Historiquement, tout ce texte fait légitimement penser au programme mis en oeuvre par Hitler et Philipp Bouhler appelé « Aktion T4 » (voir éventuellement l’excellent article de Wikipédia sur cette opération) qui eut pour effet d’exterminer 80000 handicapés physiques et mentaux en Allemagne de 1939 à 1941. Si un individu est considérer comme déficient et ne peut rien apporter au 3e reich, il n’est d’aucune utilité:
« Si l'Allemagne devait avoir un million d'enfants par an et se défaire des sept cent ou huit cent mille les plus faibles d'entre eux, il en résulterait peut-être finalement un accroissement général de notre force. » Adolf Hitler, 1929
Mais qu’est-ce qui définit le totalitarisme? Trois caractéristiques essentielles que l’on trouve aussi bien dans le 3e Reich que dans le livre de Georges Orwell « 1984 »
- La négation de tout individu au sein d’un ensemble comme valant davantage qu’à titre de partie d’un Tout.
- La capacité du pouvoir d’exercer sa domination non seulement dans la sphère publique mais aussi dans la vie privée du citoyen (lequel peut être dénoncé au sein même de sa famille comme un traître à sa cause)
- La mise en place d’une propagande visant à imposer un culte de la personnalité par le biais duquel toute une population est vouée à vénérer un dictateur.

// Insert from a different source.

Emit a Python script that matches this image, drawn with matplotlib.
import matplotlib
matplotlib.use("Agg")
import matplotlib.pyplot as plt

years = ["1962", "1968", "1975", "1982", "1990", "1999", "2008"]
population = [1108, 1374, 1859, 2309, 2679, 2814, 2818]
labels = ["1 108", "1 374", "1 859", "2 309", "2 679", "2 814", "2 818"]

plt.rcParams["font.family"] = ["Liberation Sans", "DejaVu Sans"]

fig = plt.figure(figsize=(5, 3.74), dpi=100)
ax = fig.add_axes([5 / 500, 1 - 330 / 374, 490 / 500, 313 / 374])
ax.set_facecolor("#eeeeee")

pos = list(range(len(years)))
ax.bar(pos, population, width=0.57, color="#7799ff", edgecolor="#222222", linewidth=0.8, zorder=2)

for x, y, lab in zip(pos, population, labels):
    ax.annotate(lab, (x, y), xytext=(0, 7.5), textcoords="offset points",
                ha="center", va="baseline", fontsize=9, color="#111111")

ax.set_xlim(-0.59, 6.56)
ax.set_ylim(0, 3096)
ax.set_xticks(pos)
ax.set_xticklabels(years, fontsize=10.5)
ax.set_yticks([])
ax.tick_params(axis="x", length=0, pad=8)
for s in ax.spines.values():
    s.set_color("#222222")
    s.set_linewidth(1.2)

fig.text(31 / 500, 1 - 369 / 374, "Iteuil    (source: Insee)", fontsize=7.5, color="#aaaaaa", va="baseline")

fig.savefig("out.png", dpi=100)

Questions (j'insiste sur le fait qu'il faut répondre aux trois questions, c'est-à-dire traiter les trois sujets - la question 3 vous interroge sur le sujet que vous AURIEZ choisi (conditionnel), si vous étiez dans une épreuve type bac):
1) Pour les sujets 1 et 2
Formulez très précisément le problème posé par la question. Vers quelle contradiction l’énoncé du sujet essaie-t-il de vous orienter? Donnez un exemple de cette contradiction observable dans la vie de tous les jours et citez des références qui vous semblent utilisables pour le traitement du sujet.
2) Pour le sujet 3
a) Expliquez les deux dernières phrases du texte:
Le pouvoir total ne peut être achevé et préservé que dans un monde de réflexes conditionnés de marionnettes ne présentant pas le moindre soupçon de spontanéité. Justement parce qu'il possède en lui tant de ressources, l'homme ne peut être pleinement dominé qu'à condition de devenir un spécimen de l’espèce animale homme."
b) Formulez l’idée essentielle du texte de Hannah Arendt.
3) Vous travaillerez, cette semaine les trois sujets conjointement, mais évidemment pour le bac blanc et pour le bac tout court, vous en choisirez un. Désignez le sujet que vous sélectionneriez si vous passiez cette épreuve de baccalauréat et justifiez votre choix. Evoquez, même rapidement les idées, les arguments que vous envisagez d’utiliser dans la perspective de la construction d’un plan et, pour le sujet choisi proposez en un, même minimal.